Ocean News

Stories from the blue: Nick Dulvy

21st January 2014

Save Our Seas Foundation is privileged to work with some of the most amazing marine researchers and conservationists on the planet. The work that they do to preserve marine life around the world is admirable and essential, but it is the people behind the work that are truly inspiring. We have asked them to write their stories. Over the coming months we will be publishing personal profiles for each of our project leaders and providing our audience with fascinating insight into where they work, what they do, and why they are so dedicated to it. Dr Nick Dulvy has just published a landmark paper about the global conservation status of every species of shark, ray and chimaera in the sea. Below is his story.

Who I am
I have often wondered what is hidden beneath the silvery veneer of the water’s surface. That film is so thin, yet what lies underneath is profoundly different from the air and land above that are so familiar to us.
I first marvelled at what lay beneath the surfaces of the myriad rivers and lakes of Ireland. An old fishing rod opened the door to a new world of red-eyed roach, surface-feeding shoals of rudd and shoals of bream. Little was I to know that this would lead to a Bachelor’s degree in zoology and physiology (fish studies) rather than biotechnology, and a chance to marvel at what lay beneath the coastal seas and oceans of the world.

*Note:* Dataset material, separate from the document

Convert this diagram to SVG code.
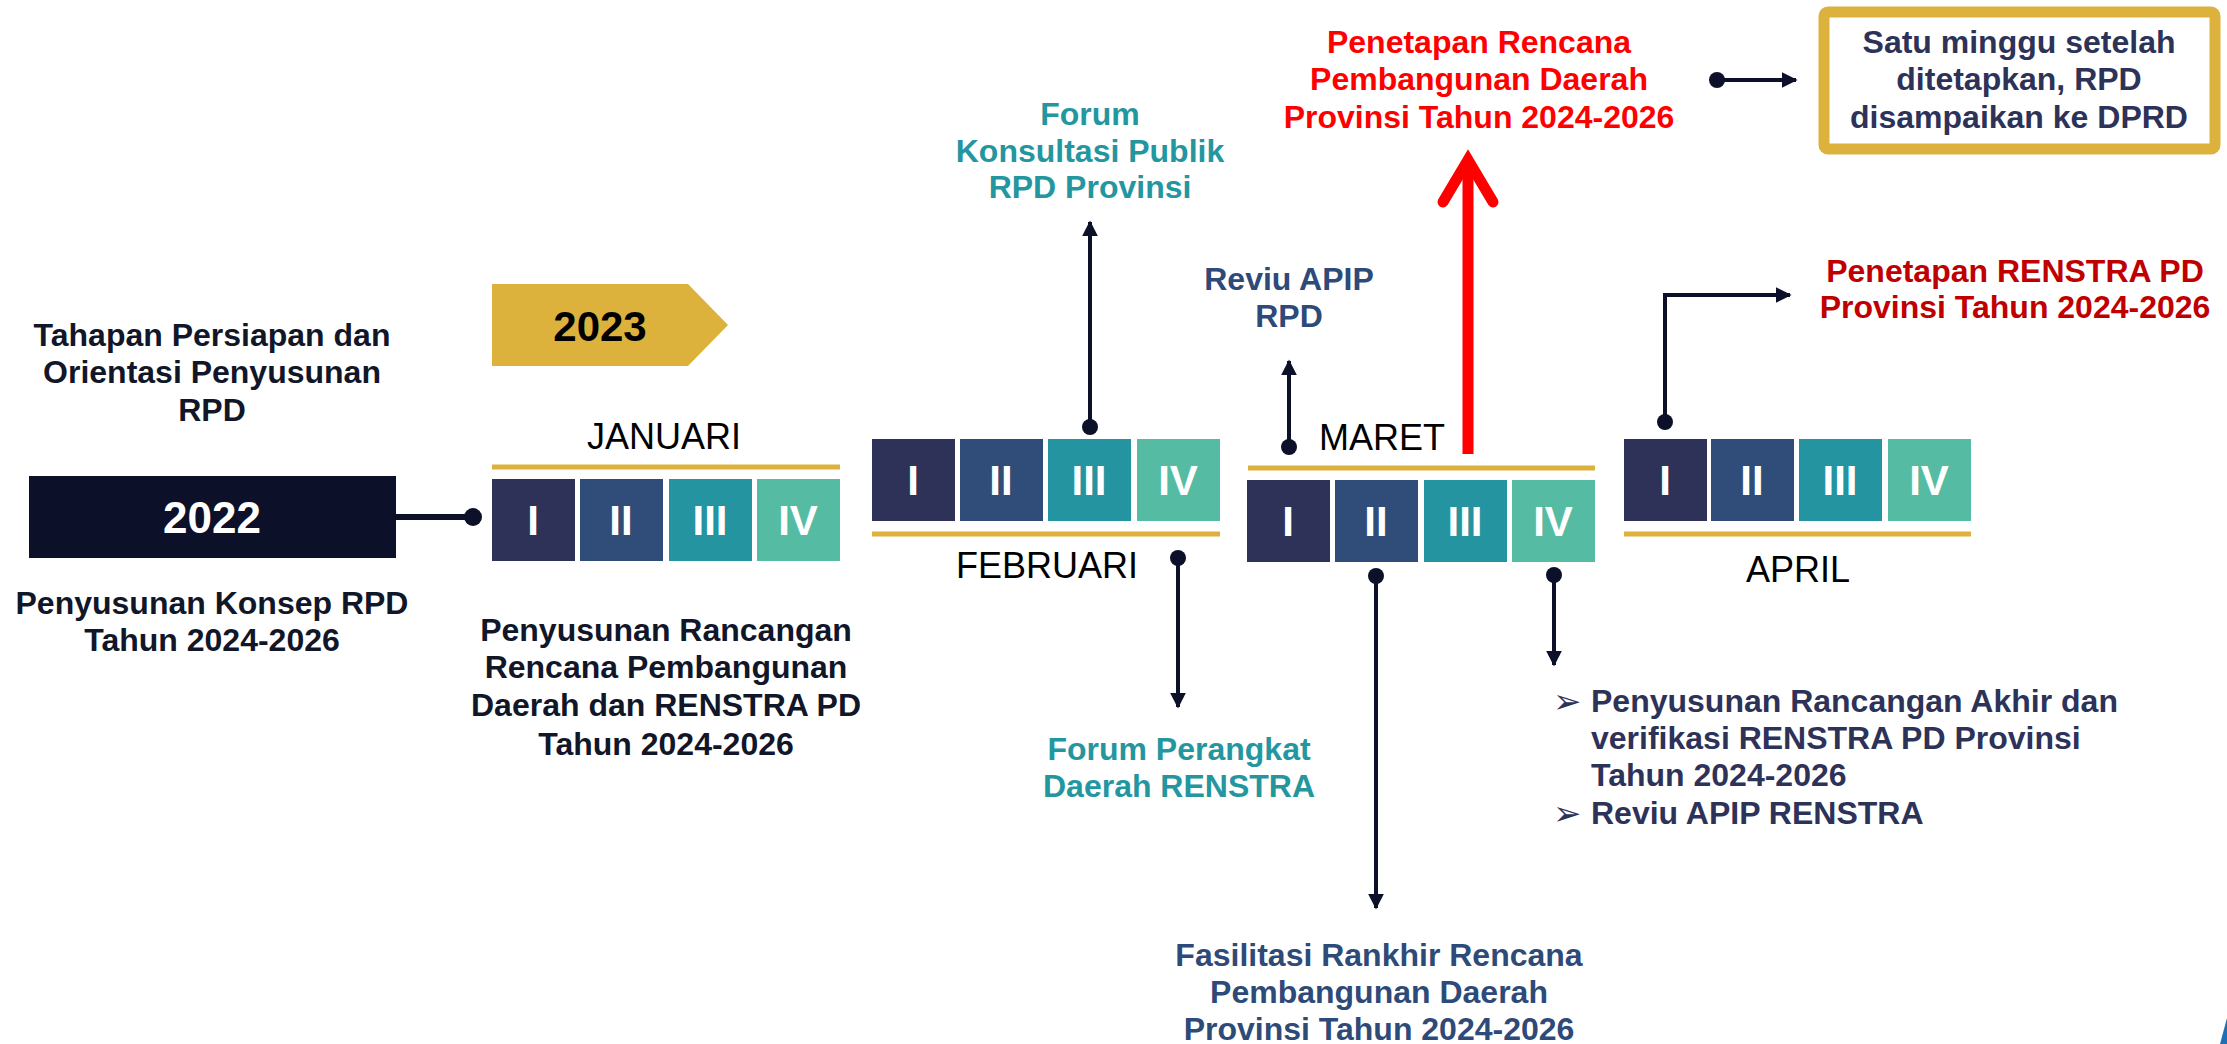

The second turning point in my life began with learning to scuba dive at university. My first dive was under thin ice on a frigid day at Dost Hill Quarry in central England. After years of imagining what fish did underwater, I could now observe their lives at first hand.

Diving led me to an expedition to mysterious Mafia Island in Tanzania, the playground of the poet Milton and the writer Hemingway. I discovered that you did not need complex electronic equipment and the application of a sophisticated series of colourless reagents to reveal the secrets of life. The laboratory skills of cell biology and physiology were so hard-won that, having learnt them, academics were reluctant to leave them behind. The questions they asked were always constrained by the methods they knew.

I learned two important lessons in Tanzania. Ecology is low tech. You don’t need a lab full of equipment and a catalogue of chemicals. You need only two things: a measuring thing and some way of identifying the creatures you measure. The measuring thing was often a fish board of a square-metre quadrate made out of the straightest mangrove wood. I became very familiar with Jassunt’s Guide to the Seaweeds of Tanzania the FAO fisheries catalogue. It does help, however, if you have a yacht and a dive compressor.

I also learned at first hand how the ecology of a place is inseparable from the people who live there. Flicking through the pages of that FAO fisheries catalogue with any villager would open the door to their lore and knowledge of the behaviour and ecology of the fishes they caught and observed.

I noted too that conservation and management would be meaningless without recognising the many ways in which villagers relied upon the sea for food and shelter. The low, dry desert islands of Mafia had great stands of mangrove but little with which to build a dwelling. The villagers resorted to filling fishing boats with massive corals that they would leave to die and dry on the shore. Weeks later they would burn the corals on mangrove pyres 20 feet in diameter and the height of a person. These kilns would burn for days, slowly yielding a brilliant white limestone that would be used to bind corals into a mangrove lattice wall and to skim coral floors. The villagers knew that they were converting fish homes into human houses, but what could they do?

In the two decades since leaving Tanzania, it is hard to believe that I could once teach marine biology in Swahili. But the lessons I learned in ecology and the importance of involving the human inhabitants of coastal ecosystems in conservation management have never left me.

Where I work
Now far from tropical seas, I revel in the wilds of the rugged, conifer-rimmed and salmon-soaked Pacific Northwest. My field work now involves e-mail and Skype, which enable me to travel daily to faraway places, many times over, and hear stories of the wonders of sharks and rays. We plot our next moves in the chess game of marine conservation. Through the Shark Specialist Group I learned how bringing people together is a powerful way to gather and share scientific knowledge. I learned too that people rather than scientific papers conserve species and manage fisheries.

Every day I wonder what lies beneath the sparkling, glittering surface of our seas. I still seek to find out what is underneath and what has changed.

What I do
Tomorrow we will publish a summary of two decades of work by the IUCN Shark Specialist Group. This work involved 300 experts from 66 countries, brought together in 17 workshops all over the world. It is one of the first systematic studies of the conservation status of a lineage of exploited fishes – not just any fishes, but the sharks, rays and chimaeras of the chondrichthyans. These are one of the two major lineages of fishes. They were among the first backboned animals and they embody the blueprints for the jaws, brains, placentas and immune systems that characterise much of vertebrate life. We estimate that one-quarter of chondrichthyans are threatened with a high risk of extinction.

The study warns that what lies beneath has been greatly diminished. It shows that if we keep going as we are, then there is a real risk that sharks and rays will be as krakens and sea monsters to our grandchildren. Declines can be, and have been, arrested – sharks and rays can be saved. We know what to do, and this is laid out in the paper and the reports of the Shark Specialist Group at great length. All we have to do is to choose to save them!